The same question brought before Kant must be brought before McLaren. How is it that you can know what is unknowable? This is a question Kant could not legitimately answer, and I am quite confident, McLaren cannot answer as well.  McLaren posits a claim that only one who has access to what is inaccessible can make.

But we must proceed further. On what basis can McLaren or Bell say that their interpretation of something truly unknowable is better than someone else’s interpretation of the unknowable? After all, Rob Bell has gone on record saying that the gospel and eternal life lie “firmly in the realm of a speculation.”  Is an interpretation working on the assumption of speculation reliable?  Why would people want to rest eternity and their souls on an interpretation grounded in speculation?

Ah, but here’s what’s even more fascinating to me.  McLaren is upset that Mohler claims to have a right interpretation of Bell’s interpretation of the gospel.  Yet, what makes McLaren so confident that he has a right interpretation of Mohler’s interpretation of Rob Bell’s interpretation of the gospel? Of course, if McLaren has access to the noumenon, then perhaps he access to the mind of Mohler.

There’s something even more sinister than who has the right interpretation of who.  According to McLaren, the gospel is unknowable in itself.  According to Bell, it’s a matter of speculation.  Now, what kind of God would have a plan of redemption and execute it to perfection but then choose to make it unknowable? It would be cruel and evil for God to leave us to our interpretations in hopes that we might come close to the real meaning of the gospel.  And yet, it is the charge of a cruel and evil God that McLaren and Bell have of Him judging wicked rebels and sending them to everlasting punishment in a literal hell.

What McLaren and Bell are doing is wicked.  Yes, wicked.  They are taking what God has made known and turning it into a mystery.  They are making God’s revelation of His Son, and God’s right to interpret His own acts in redemptive history a matter of speculation.  And they are in essence saying that God’s interpretation of the Gospel (as explain in His inerrant Word) is unreliable at best and unknowable at worst.

While Bell may have not made his thinking clear (ambiguity and obsfucation rule the day), God has not left the gospel with an eternal question mark.  God has given us clear, understandable, direct revelation in Scripture.  He has made His mind known as He has made His Son known.  To make the claim the gospel is not knowable, is to say that Jesus is not knowable, is to say that God is not knowable.

If the gospel is not knowable, then what is the purpose of the gospel?
If the gospel is not knowable, then why should make it a matter of proclamation?
If the gospel is not knowable, then why should we have any confidence that any of us are ever saved?

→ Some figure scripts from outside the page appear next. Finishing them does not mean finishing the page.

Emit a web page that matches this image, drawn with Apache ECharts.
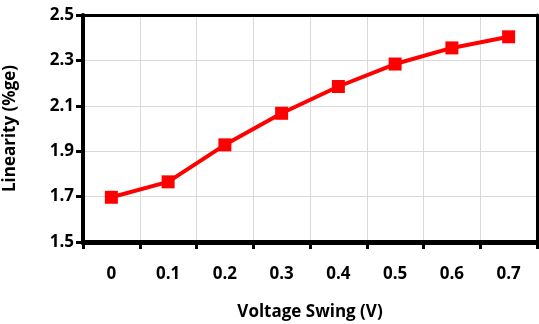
<!DOCTYPE html>
<html>
<head>
<meta charset="utf-8">
<script src="https://cdn.jsdelivr.net/npm/echarts@6/dist/echarts.min.js"></script>
<style>
  html, body { margin: 0; padding: 0; background: #fff; }
  #chart { width: 539px; height: 324px; }
</style>
</head>
<body>
<div id="chart"></div>
<script>
// data
var swing = ['0', '0.1', '0.2', '0.3', '0.4', '0.5', '0.6', '0.7'];
var linearity = [1.697, 1.765, 1.928, 2.067, 2.185, 2.284, 2.355, 2.404];

var font = '"Open Sans", Lato, sans-serif';
var bold = { fontFamily: font, fontWeight: 'bold', fontSize: 17, color: '#000' };

// frame on the top and right sides
var frame = {
  axisLine: { show: true, onZero: false, lineStyle: { color: '#000', width: 3 } },
  axisTick: { show: false },
  axisLabel: { show: false },
  splitLine: { show: false }
};

var chart = echarts.init(document.getElementById('chart'));
chart.setOption({
  animation: false,
  grid: {
    left: 83, right: 2, top: 15, bottom: 82,
    outerBoundsMode: 'none',
    show: false
  },
  xAxis: [{
    type: 'category',
    data: swing,
    name: 'Voltage Swing (V)',
    nameLocation: 'middle',
    nameGap: 62,
    nameTextStyle: bold,
    axisLine: { show: true, onZero: false, lineStyle: { color: '#000', width: 5 } },
    axisTick: { show: true, length: 7, lineStyle: { color: '#000', width: 3 } },
    axisLabel: Object.assign({ margin: 24 }, bold),
    splitLine: { show: true, lineStyle: { color: '#d9d9d9', width: 1 } }
  }, Object.assign({ type: 'category', data: swing, position: 'top' }, frame)],
  yAxis: [{
    type: 'value',
    min: 1.5, max: 2.5, interval: 0.2,
    name: 'Linearity (%ge)',
    nameLocation: 'middle',
    nameGap: 64,
    nameTextStyle: bold,
    axisLine: { show: true, lineStyle: { color: '#000', width: 4 } },
    axisTick: { show: true, length: 7, lineStyle: { color: '#000', width: 3 } },
    axisLabel: Object.assign({
      margin: 9,
      formatter: function (v) { return v.toFixed(1); }
    }, bold),
    splitLine: { show: true, lineStyle: { color: '#d9d9d9', width: 1 } }
  }, Object.assign({ type: 'value', min: 1.5, max: 2.5, interval: 0.2, position: 'right' }, frame)],
  series: [{
    type: 'line',
    data: linearity,
    symbol: 'rect',
    symbolSize: 13,
    lineStyle: { color: '#ff0000', width: 4 },
    itemStyle: { color: '#ff0000' }
  }]
});
</script>
</body>
</html>
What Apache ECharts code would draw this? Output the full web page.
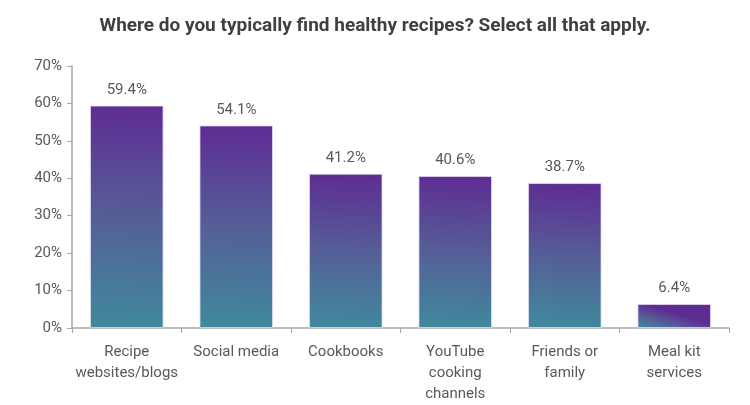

You see, in an effort to make the gospel universally broad, they have made the gospel universally inaccessible. Ironically, while they wish for the salvation of everyone, the sad reality is that everyone loses.

And when everyone loses, it does not matter who interprets what because God has not spoken.

The good news is that God has spoken so that we don’t have to live in Brian McLaren’s world of interpretive one-upmanship or Rob Bell’s speculative questioning.  The good news is that God has not left us to our own interpretations of the gospel, but has given us a Word–a Word made flesh who said:

And this is eternal life, that they know you the only true God, and Jesus Christ whom you have sent (John 17:3).

At the end of the day, the issue with Brian McLaren and Rob Bell is not Albert Mohler, Timmy Brister, or the so-called imperfect versions of the gospel.  Their issue is with the God of the gospel and His Word in which He has made it known.  An unknowable Gospel is an affront to the God of self-revelation who, with his omnipotent word, calls everything into existence and completes all that He purposes that His glory may be known in all the earth.

11 thoughts on “Brian McLaren and the Unknowable Gospel”

  1. I had the same reaction to McLaren’s post.

    The interpretation framework betrays him, as you have skillfully shown. Reminds of me of elephant and blind men analogy. The problem with the analogy is that there is one all-knowning observer who tells us there is an elephant. McLaren is claiming to know there is an elephant, while still trying to maintain that he’s blind. Utterly ridiculous.

  2. There must be several passages missing from McLaren’s Bible. Such as John 1:18, Romans 1:19, 1 Corinthians 2, Ephesians 1:9, 3:4-6, Colossians 1:26-28, Hebrews 1:1-4, and all of 1 John.

  3. Love it brother. And where is the Holy Spirit in all of this for McLaren? This is the God who created all things, yet somehow He can’t get the message to us today?

  4. When you focus and concentrate all on your own knowing of the unknowable all you get is some tummy thumping naval contemplations. Both Bell and McLaren seemed to be indulging in this meaningless pastime. Prejudicial preferences have set the agenda, and the result is the chimera of no Hell. All who have suffered unjustly at the hands of mad monsters called human beings would receive no justice under that system of delusion. Yuck!

  5. This is devastating. What role then does the Holy Spirit have? Was he not given in order to lead us into truth and an understanding thereof? Is he not the one who opens our eyes to the “light of the gospel of the glory of Christ?” Do we not have “the mind of Christ”? Are we not now of the Spirit, the one who “comprehends the thoughts of God”? Have we not received the “Spirit who is from God, that we might understand the things freely given us by God”? Is 1 Corinthians 2:6-16 hogwash? If the gospel is unknowable, let’s hang it up. “Let us eat and drink, for tomorrow we die.”